## SET TASK
Wherever a line holds the string "seaborn", copy that line.
^^^^^^^^^^^^^^^^
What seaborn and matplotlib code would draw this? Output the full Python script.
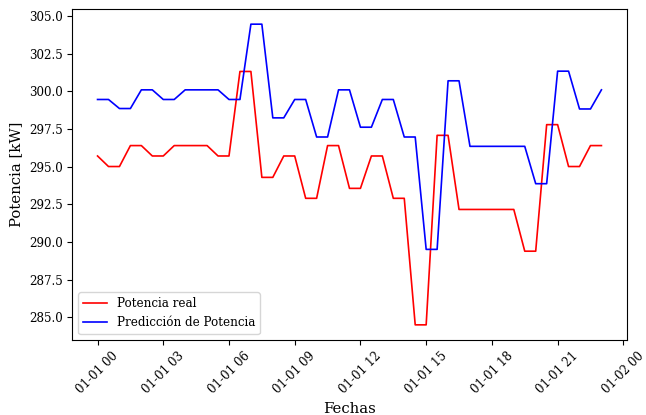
import matplotlib
matplotlib.use("Agg")
import matplotlib.pyplot as plt
import pandas as pd
import seaborn as sns

# Half-hourly timestamps for one day (00:00 -> 23:00)
fechas = pd.date_range("2023-01-01 00:00", "2023-01-01 23:00", freq="30min")

potencia_real = [
    295.70, 295.00, 295.00, 296.39, 296.39, 295.70, 295.70, 296.39,
    296.39, 296.39, 296.39, 295.70, 295.70, 301.31, 301.31, 294.28,
    294.28, 295.70, 295.70, 292.89, 292.89, 296.39, 296.39, 293.55,
    293.55, 295.70, 295.70, 292.89, 292.89, 284.49, 284.49, 297.07,
    297.07, 292.15, 292.15, 292.15, 292.15, 292.15, 292.15, 289.38,
    289.38, 297.78, 297.78, 295.00, 295.00, 296.39, 296.39,
]

prediccion = [
    299.45, 299.45, 298.85, 298.85, 300.09, 300.09, 299.45, 299.45,
    300.09, 300.09, 300.09, 300.09, 299.45, 299.45, 304.45, 304.45,
    298.23, 298.23, 299.45, 299.45, 296.96, 296.96, 300.09, 300.09,
    297.61, 297.61, 299.45, 299.45, 296.96, 296.96, 289.50, 289.50,
    300.69, 300.69, 296.34, 296.34, 296.34, 296.34, 296.34, 296.34,
    293.86, 293.86, 301.33, 301.33, 298.82, 298.82, 300.09,
]

series_names = ["Potencia real", "Predicción de Potencia"]
series_colors = ["red", "blue"]

df = pd.concat([
    pd.DataFrame({"Fechas": fechas, "Potencia": potencia_real, "Serie": series_names[0]}),
    pd.DataFrame({"Fechas": fechas, "Potencia": prediccion, "Serie": series_names[1]}),
], ignore_index=True)

plt.rcParams["font.family"] = ["DejaVu Serif"]

fig, ax = plt.subplots(figsize=(6.46, 4.15), dpi=100)
fig.subplots_adjust(left=0.112, right=0.970, top=0.978, bottom=0.181)

sns.lineplot(data=df, x="Fechas", y="Potencia", hue="Serie",
             palette=dict(zip(series_names, series_colors)),
             linewidth=1.2, ax=ax)

ax.legend(loc="lower left", fontsize=8.6, title=None)
ax.set_xlabel("Fechas", fontsize=10.7)
ax.set_ylabel("Potencia [kW]", fontsize=10.7)
ax.tick_params(axis="both", labelsize=8.6)
plt.setp(ax.get_xticklabels(), rotation=45)

fig.savefig("out.png", dpi=100)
^^^^^^^^^^^^^^^^
## RESULT
What seaborn and matplotlib code would draw this? Output the full Python script.
import seaborn as sns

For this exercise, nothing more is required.